26 thoughts on “Making: Waldorf Baby Doll

  1. brooke says:

    My daughter got a cheap plastic doll for Christmas from a grandma (no matter how much I say please, don’t… it still happens) and she carries that ugly thing around daily. I have even resorted to calling it the ugly baby. She has a waldorf style doll that is beautiful, but I might need to make a littler baby one. Bluebell is just adorable though. Maybe it will happen in the near future!

  2. Kasey Love says:


    I completely understand where you’re coming from with the plastic doll debate. Your reasons for hesitation are valid, and I am deeply impressed with the amount of thought and concern you put into the toy and product choices you surround your children with. I admire you and wish more mothers put as much thought into the simple things as you do.

    However, I do disagree with you on one point. When I turned 5 my mother allowed me to play with Barbies for the first time. Before that age I was only allowed to play with simpler baby dolls (not Waldorf dolls but I think you know what I mean) and I LOVED them. My Barbies and my baby dolls quickly became playmates and went on grand adventures together. These adventures ranged from imaginary towns, farms, jungles and anywhere else my mind could conjure, and that lasted for hours.

    Because I was maturing, so was the imaginative play that my playthings participated in. I do not believe I was missing anything just because my dolls had fingers and toes. In fact in my opinion it was a nurturing feeling to have dolls that could smile back at me.

    I currently work in an early childhood preschool centered around imaginative play. I have had much time to observe an array of children’s play and throughly believe that variety in play objects can only enhance a child’s imagination. I think of it a bit like cooking. You can make amazing dishes with simple ingredients, but think of everything you could do if you had a wide range of ingredients to choose from!

    I do not have children of my own yet, and I foresee myself struggling with the same problem your facing right now. PLEASE OH PLEASE keep the Waldorf traditions alive, but don’t stress so much about the plastic doll. In my opinion, Lupin won’t be scarred by playing with a plastic baby doll, because whether a child is playing with a corncob wrapped in a tissue, a Waldorf doll, or a Barbie their imaginations are always hard at work. I hope my thoughts have been helpful. Happy Holidays!

  3. Kasey Love says:

    One more thing… I realized that another huge factor about the doll debate is the products that go into plastic toys these days. So many are massed produced in China out of who-knows-what. So here is a website that offers cleaner, more eco-friendly plastic dolls. These dolls are made in the last remaining doll factory in France (which in my opinion is enough of a reason to support them). All of their dolls are made of pthalate-free vinyl and many come with with clothing made of biodegradable bamboo. Not a perfect solution, but A LOT less worrisome. Plus they are just so dang sweet! The website is in french but nothing an online translator can’t fix, and I think their sweet little faces speak for themselves anyway.
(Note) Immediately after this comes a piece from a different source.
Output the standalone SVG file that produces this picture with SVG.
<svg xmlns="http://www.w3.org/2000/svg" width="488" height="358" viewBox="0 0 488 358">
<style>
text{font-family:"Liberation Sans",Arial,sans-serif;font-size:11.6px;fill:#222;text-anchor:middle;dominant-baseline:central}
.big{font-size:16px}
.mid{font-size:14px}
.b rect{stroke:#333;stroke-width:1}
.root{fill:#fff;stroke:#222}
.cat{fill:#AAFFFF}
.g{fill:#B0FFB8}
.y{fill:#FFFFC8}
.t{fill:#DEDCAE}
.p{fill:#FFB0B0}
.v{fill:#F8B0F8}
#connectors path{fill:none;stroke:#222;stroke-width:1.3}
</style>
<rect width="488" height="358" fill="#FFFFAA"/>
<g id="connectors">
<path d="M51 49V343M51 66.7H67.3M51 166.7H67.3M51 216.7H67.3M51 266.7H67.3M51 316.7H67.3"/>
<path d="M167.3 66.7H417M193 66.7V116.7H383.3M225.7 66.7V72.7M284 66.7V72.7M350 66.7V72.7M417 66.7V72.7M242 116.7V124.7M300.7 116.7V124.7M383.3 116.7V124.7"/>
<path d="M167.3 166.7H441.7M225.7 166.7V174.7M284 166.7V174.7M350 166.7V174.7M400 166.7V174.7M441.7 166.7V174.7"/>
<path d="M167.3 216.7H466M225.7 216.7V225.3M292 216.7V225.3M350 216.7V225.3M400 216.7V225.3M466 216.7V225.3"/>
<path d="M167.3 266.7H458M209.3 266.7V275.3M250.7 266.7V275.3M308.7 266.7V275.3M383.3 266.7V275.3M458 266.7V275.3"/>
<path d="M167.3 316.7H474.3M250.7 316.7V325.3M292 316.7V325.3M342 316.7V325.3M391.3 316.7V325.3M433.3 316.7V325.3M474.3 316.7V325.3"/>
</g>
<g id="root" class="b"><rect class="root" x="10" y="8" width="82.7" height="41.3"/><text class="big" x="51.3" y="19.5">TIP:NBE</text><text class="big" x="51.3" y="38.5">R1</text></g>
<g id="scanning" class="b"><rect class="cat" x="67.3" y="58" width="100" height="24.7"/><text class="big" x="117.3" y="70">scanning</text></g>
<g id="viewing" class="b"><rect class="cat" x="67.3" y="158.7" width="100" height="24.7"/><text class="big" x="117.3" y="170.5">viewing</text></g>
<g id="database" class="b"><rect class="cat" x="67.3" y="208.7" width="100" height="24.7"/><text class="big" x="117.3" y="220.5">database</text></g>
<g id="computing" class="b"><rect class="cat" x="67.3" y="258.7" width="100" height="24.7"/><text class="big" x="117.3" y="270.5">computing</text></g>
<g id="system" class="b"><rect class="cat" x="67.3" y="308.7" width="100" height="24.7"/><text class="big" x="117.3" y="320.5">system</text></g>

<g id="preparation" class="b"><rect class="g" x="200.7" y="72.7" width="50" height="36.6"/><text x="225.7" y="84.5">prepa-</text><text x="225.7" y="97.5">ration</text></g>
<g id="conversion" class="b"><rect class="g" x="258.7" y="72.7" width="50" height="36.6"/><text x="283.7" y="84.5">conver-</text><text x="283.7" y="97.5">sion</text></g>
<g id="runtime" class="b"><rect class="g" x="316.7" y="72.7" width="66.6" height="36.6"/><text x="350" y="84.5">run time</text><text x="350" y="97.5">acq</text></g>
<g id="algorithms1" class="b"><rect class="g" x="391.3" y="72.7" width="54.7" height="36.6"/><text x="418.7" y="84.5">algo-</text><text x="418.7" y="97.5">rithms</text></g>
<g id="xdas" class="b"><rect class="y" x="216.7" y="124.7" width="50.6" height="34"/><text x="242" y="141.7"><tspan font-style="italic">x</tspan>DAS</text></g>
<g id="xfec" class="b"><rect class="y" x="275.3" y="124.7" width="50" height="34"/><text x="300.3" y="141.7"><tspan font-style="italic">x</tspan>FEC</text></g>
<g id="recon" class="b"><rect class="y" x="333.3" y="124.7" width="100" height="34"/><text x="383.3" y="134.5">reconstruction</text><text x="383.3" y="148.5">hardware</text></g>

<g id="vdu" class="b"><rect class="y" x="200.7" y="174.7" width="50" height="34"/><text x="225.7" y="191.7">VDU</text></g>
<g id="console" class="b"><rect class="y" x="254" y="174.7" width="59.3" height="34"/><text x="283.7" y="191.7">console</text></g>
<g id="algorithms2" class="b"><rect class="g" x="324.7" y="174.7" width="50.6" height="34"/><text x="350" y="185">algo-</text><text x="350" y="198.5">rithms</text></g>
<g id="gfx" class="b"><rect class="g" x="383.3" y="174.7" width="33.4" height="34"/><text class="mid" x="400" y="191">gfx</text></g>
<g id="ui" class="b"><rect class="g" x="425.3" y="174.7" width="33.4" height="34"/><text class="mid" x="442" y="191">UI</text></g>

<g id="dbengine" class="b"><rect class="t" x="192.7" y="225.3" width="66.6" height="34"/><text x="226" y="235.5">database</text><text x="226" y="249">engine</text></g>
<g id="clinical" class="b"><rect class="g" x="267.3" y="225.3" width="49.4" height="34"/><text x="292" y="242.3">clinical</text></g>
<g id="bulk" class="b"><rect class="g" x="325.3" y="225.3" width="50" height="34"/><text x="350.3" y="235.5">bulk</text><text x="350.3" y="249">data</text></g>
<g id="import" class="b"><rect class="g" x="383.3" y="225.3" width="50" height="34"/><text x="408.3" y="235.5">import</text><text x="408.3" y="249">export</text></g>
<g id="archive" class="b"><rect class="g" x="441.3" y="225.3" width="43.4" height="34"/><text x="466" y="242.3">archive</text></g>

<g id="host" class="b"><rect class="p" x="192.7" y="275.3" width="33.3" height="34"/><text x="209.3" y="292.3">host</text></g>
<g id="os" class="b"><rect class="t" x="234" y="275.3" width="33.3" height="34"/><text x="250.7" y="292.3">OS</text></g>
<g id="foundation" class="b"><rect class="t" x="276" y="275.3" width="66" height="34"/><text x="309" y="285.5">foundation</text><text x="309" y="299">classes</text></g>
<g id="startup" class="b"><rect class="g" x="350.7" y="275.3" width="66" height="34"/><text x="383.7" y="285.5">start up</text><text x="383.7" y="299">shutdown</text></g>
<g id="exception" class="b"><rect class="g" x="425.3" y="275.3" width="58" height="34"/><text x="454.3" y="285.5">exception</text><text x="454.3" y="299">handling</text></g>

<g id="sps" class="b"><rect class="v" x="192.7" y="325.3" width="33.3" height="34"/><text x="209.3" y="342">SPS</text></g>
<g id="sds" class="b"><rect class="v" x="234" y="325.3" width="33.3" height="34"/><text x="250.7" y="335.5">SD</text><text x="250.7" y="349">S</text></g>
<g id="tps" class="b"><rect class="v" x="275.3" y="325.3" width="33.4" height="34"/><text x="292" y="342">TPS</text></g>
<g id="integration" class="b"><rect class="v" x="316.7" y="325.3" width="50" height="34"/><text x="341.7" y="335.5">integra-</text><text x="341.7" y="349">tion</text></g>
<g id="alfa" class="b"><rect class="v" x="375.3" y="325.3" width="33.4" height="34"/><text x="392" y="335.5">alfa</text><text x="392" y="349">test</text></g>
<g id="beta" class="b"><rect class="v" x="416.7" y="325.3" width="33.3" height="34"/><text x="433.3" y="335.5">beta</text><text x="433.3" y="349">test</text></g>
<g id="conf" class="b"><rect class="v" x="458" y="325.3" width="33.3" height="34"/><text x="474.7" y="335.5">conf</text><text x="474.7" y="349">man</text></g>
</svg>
Enjoy!

  4. Casey says:

    Such a sweet baby! My Donnie has a Waldorf baby (made by Dragonfly’s Hollow) that is very much a baby. I love the slight heft (she uses sand in the belly) and the proportions. I’m not a fan of plastic dolls either, never have been — as a child I took the clothes off my dolls and dressed my stuffed animals.

  5. MaeKellan says:

    What a gorgeous baby.
    I myself have no issues with plastic dolls. My daughter has a box full of barbies that were mine and my sisters from our childhood and a plastic baby doll that was also passed down from my husbands Nan. She also has waldorf babies and teddy bears which are played with equally.

    She has the best imagination possible because we allow her too, in my opinion its not what toys you give to your child but the way you parent that allows them to have an imagination.

    I do however appreciate your views and know that you appreciate ours also.
    I love my daily visits over here, thank-you Rachel.

  6. Robyn says:

    I love the new baby…so sweet! I made my daughter’s waldorf doll from a kit i bought from Weir Crafts. the kit made it seem less intimidating, but i’d like to make my next one from scratch myself. do you recommend any books?

  7. Rachel Wolf says:

    That is hilarious. Ugly Baby is rather endearing. 🙂 Ive been so blessed by grandparents who dont often cross that line into toys we despise. Keep working on them!
    ~ Rachel

  8. Rachel Wolf says:

    Hi Kasey,
    Thank you for your thoughtful comments! I understand and agree with your point that rich creative play can happen with any type of toys – detailed or not. Personally, my obsession was plastic strawberry shortcake dolls and Adventure People as a kid and the creative play we did was phenomenal. I do still believe that for a pre-schooler the more open ended the better, thought that is not to say that open-ended is the only place where creativity dwells.

    Oh, and full disclaimer: I bookmarked the french plastic doll website (for when shes older). If one is to get a formed doll that would be the one! Thanks for the lead.

    Many blessings,

  9. Rachel Wolf says:

    Thank you for your thoughts MaeKellan. I do appreciate the different vantage points that we each bring to this place. You make a wonderful point that parenting is more important than the things that our children use for play.

    All the best,

  10. Rachel Wolf says:

    That is one aspect I never mentioned – that there is something so priceless about creating with our own hands and then watching them love what we have made. Maybe that is really the point of it after all.
    ~ Rachel

  11. Laura says:

    Barbie, schmarbie, go Rachel! I read that one of the major flaws of plastic-type dolls is that they really do encourage the kids to pull the limbs apart…just cause they can. Bluebell is so sweet, you did a great job!

  12. nannergirl says:

    Ohhh I love Bluebell. My girls have a lot of handmade toys and they love them. Yes, they have a few plastic toys too, but there is something special about toys that Mama or someone else has made. It’s the way I feel about my own handmade slippers, I appreciate that love and time that someone put in. My oldest now asks for certain things when I make her a doll, maybe brown hair like hers or a certain type of dress. It makes the toy even more special. Thanks for sharing the link.

  13. Julie says:

    You made such a quality doll. My blogger pal, Messyfish also made a Waldorf doll for her son also! I will tell her about your blog…I think you two would sincerely appreciate each other!

    Am loving reading your blog. I am a 54 year old grandma helping to raise my 2 and 6 year old grandkids in my home.

    I found you from the article you did (or post, not sure) on making a felt book! Thanks for that, BTW…it is nearly impossible to find any info on how to sew plastic onto felt (or any ideas for how to attach photos (transfer paper, or otherwise). I am attempting to make a felt book for my DIL (along with the kids assistance) for their 32 year old mommy. I really appreciate your assistance!!!